CCN's chief correspondent Jim Acosta reported the former president was "livid" watching the results come in and was "screaming at everyone", citing a Trump advisor.
Ahead of polling day, Trump said he would make a big announcement next week, all but confirming he will announce his candidacy for the party's nomination for the presidency in 2024. But that is now under a dark cloud – complicated further by the fact that his strongest Republican challenger for the nomination, Governor Ron DeSantis, was re-elected in an absolute rout in Florida.
"The adviser said it’s unlikely Trump would delay his expected presidential announcement because 'it’s too humiliating to delay'. But the adviser said there are too many unknowns at this point," Acosta tweeted Thursday.

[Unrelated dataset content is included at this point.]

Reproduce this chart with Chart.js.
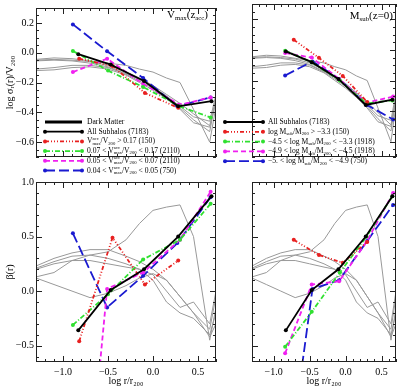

'We have a problem': Party begins to turn on Trump
Even the most sycophantic corners of America's partisan media were critical of the former Republican president. "Trump blasted across media spectrum over Republicans' midterms performance," a headline ran on Fox News overnight while pundits on rightwing Newsmax urged him to postpone his presidential announcement next week.
Appearing on Fox News, Republican Marc Thiessen described the election results as "a searing indictment" for the conservative side of politics in the country. "The Republican Party needs to do a really deep introspection look in the mirror right now because this is an absolute disaster," he said.
"One of the things that will likely come out of this election is Trump’s position in the party is now really questionable," Associate Professor David Smith, from the United States Studies Centre, told Yahoo News Australia.
"The face of the [Republican] party at this election were these Trump-backed senators, many of whom turned out to be unelectable ... Republicans will know that a ‘trumpified’ party has real trouble winning elections."
Trump effectively notched a victory in Ohio, where Hillbilly Elegy author JD Vance won a Senate seat to keep it in Republican hands. But Doug Mastriano, another Trump ally, was handily defeated in the governor's race in Pennsylvania. Trump allies have also underperformed in key races in Arizona, Georgia and Nevada where ballots were still being counted.
As it was put to Jacqui Heinrich, a White House correspondent for Fox News, by an anonymous Republican source: "if it wasn’t clear before it should be now. We have a Trump problem."
Even a slim majority in the House of Representatives would let Republicans hem in Democratic President Joe Biden during his next two years in office, blocking legislation and launching potentially politically damaging investigations.
Control of the Senate remains unclear, as Democrats picked up a seat in Pennsylvania but awaited results from Nevada, Georgia and Arizona that would define the outcome. An expected run-off election in Georgie means it might be weeks before the country knows which party will control the Senate.
If the Republicans do take control of Congress, they plan to seek cost savings in the Social Security and Medicare safety-net programs and make permanent tax cuts enacted in 2017 that are due to expire. Republicans also could engineer a showdown over the debt ceiling to extract major spending cuts, and could pare back aid to Ukraine.